Symptoms vs. Disease

Parkinson’s disease does not exist.

There is nothing that we can point to and say, ‘that is Parkinson’s’. We have never found it in a brain, recreated it in a dish, nor given it to any animal. What we have are people living with a diagnosis of Parkinson’s. There is currently nothing that allows us to separate the disease from the people that experience it.

We have assumed that there is an underlying biological phenomenon that connects most, if not all, of those diagnosed, but we have no clear signs that what we are looking for actually exists in the form we have envisioned. And yet, we talk about it as if we know it does. Medical journals are filled with phrases like ‘model of Parkinson’s’ and the ‘pathophysiology of Parkinson’s’ without mention of who any of the underlying biology applies to.

We even have two distinct categories of putative therapies: ‘symptom modifying’ and ‘disease modifying’. But how do we modify what we cannot define in those we want to treat? The most widely used method for tracking this disease is the UPDRS (or, in its longer name, the Unified Parkinson’s Disease Rating Scale), which includes a series of motor tests that output a single number. Generally, the longer it has been since a person’s diagnosis, the higher that number might be. Disease modifying trials aim to slow, stop or reverse that trend. The problem is that the UPDRS is a test of the patients’ motor symptoms, which uncovers nothing about the underlying disease, let alone the biology. So why the distinction?

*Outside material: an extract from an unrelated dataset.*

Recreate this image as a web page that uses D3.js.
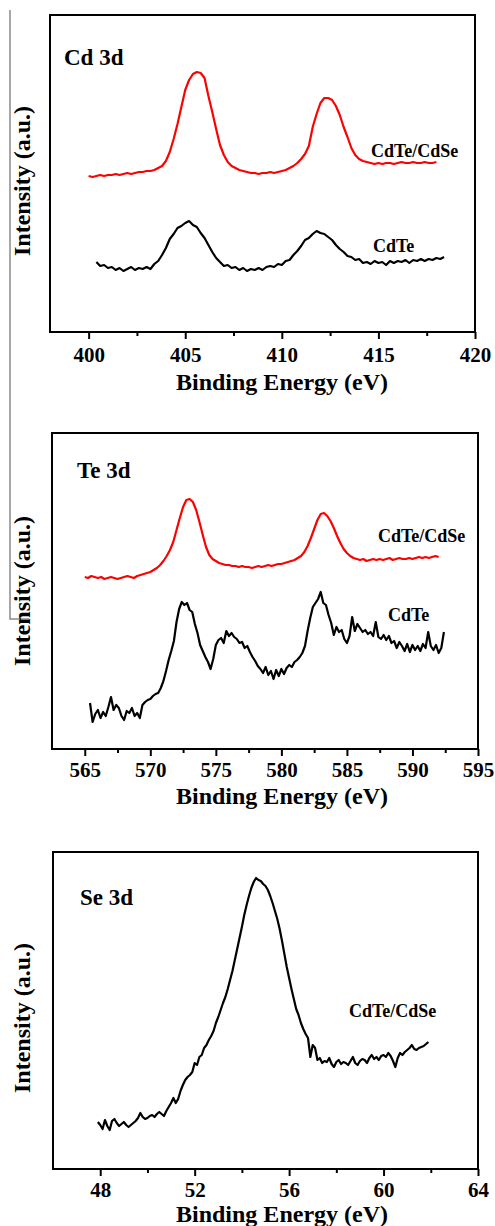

For decades experts have acknowledged that Parkinson’s has a “multi-causal heterogenous etiology” that results in a wide spectrum of expression. Yet, despite all that we have learned of its complexity, and the array of neurochemicals and brain regions and cell types involved, we continue to examine single-pathway therapies that target large cohorts of individuals, acting as if one pharmacologic approach stands a chance of overcoming the heterogeneity.

So, how should we proceed? Well, until we have reliable biological markers of the diseases affecting individuals and not just of their symptoms, we should dispense with any claims purporting to have found a “biomarker of Parkinson’s,” let alone, “disease-modifying treatment of Parkinson’s”.

After all, for patients, symptoms are the disease. People cannot feel genetic mutations, or mitochondrial dysfunction; we only feel their macro effects. Until we have some means of accurately distinguishing them, the blurry line between symptoms and disease will continue to distort our attempts to treat people.